A pobreza talvez não exista para sempre. O mundo é cerca de cem vezes mais rico hoje do que era há dois séculos, e a prosperidade está se distribuindo de modo mais uniforme por todos os países e povos do mundo. A proporção da humanidade que vive em extrema pobreza caiu de quase 90% para menos de 10% e, durante o período de vida da maioria dos leitores deste livro, pode aproximar-se de zero. A fome catastrófica, que nunca esteve muito longe em grande parte da história humana, desapareceu da maior parte do mundo, e a subnutrição e a atrofia do crescimento estão em constante declínio. Há um século, os países mais ricos destinavam 1% de sua riqueza à assistência a crianças, pobre e idosos; atualmente gastam quase 25%. Hoje, a maioria de seus pobres está alimentada, vestida e abrigada, e tem luxos como smartphones e ar-condicionado, coisas que não costumavam estar ao alcance de todos, fossem ricos ou pobres. A pobreza entre as minorias raciais caiu e a entre os idosos despencou (Pinker 2018, p. 381-382).
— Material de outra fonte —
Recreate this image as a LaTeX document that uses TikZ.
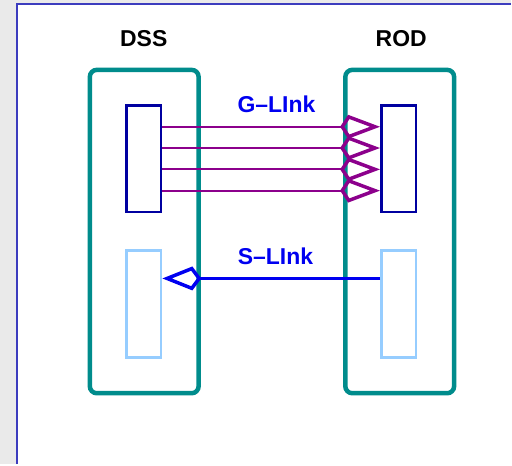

É difícil ter uma impressão nítida para onde caminhamos, mas dependendo do ponto de vista, podemos enxergar metade do copo vazia ou metade cheia. Vejamos, p.ex., as guerras em uma perspectiva temporal na figura abaixo:

O fato é que, até pouco tempo atrás, poderíamos dizer com certeza que o número de mortos em guerras vinha declinando significativamente, mas afirmar isso de boca cheia como se estivesse tudo bem chega a ser imoral. Não, não está definitivamente “tudo bem”, mas também não estamos tão mal quanto em outras épocas. E é para isso que serve esta coluna, para nos dar perspectiva, por mais sombrio que seja nosso presente, nossa vontade pode brotar renovada em meio aos dados e estatísticas.

Referências

KAPLAN, Robert D. À Beira da Anarquia. São Paulo: Futura, 2000.

PEARSON, Ian. Atlas of the Future. Nova York: Macmillan, 1998.

PINKER, Steven. O Novo Iluminismo. São Paulo: Companhia das Letras, 2018.

POPPER, Karl R. La Miseria del Historicismo. Madri, Alianza/Taurus, 1984.


[1] O autor se refere à Academia de Ciências e Artes Cinematográficas, de Hollywood, cujos prêmios são os Oscars.

Anselmo Heidrich

Professor de Geografia, licenciado pela UFRGS, mestre pela USP e aficionado em Geopolítica.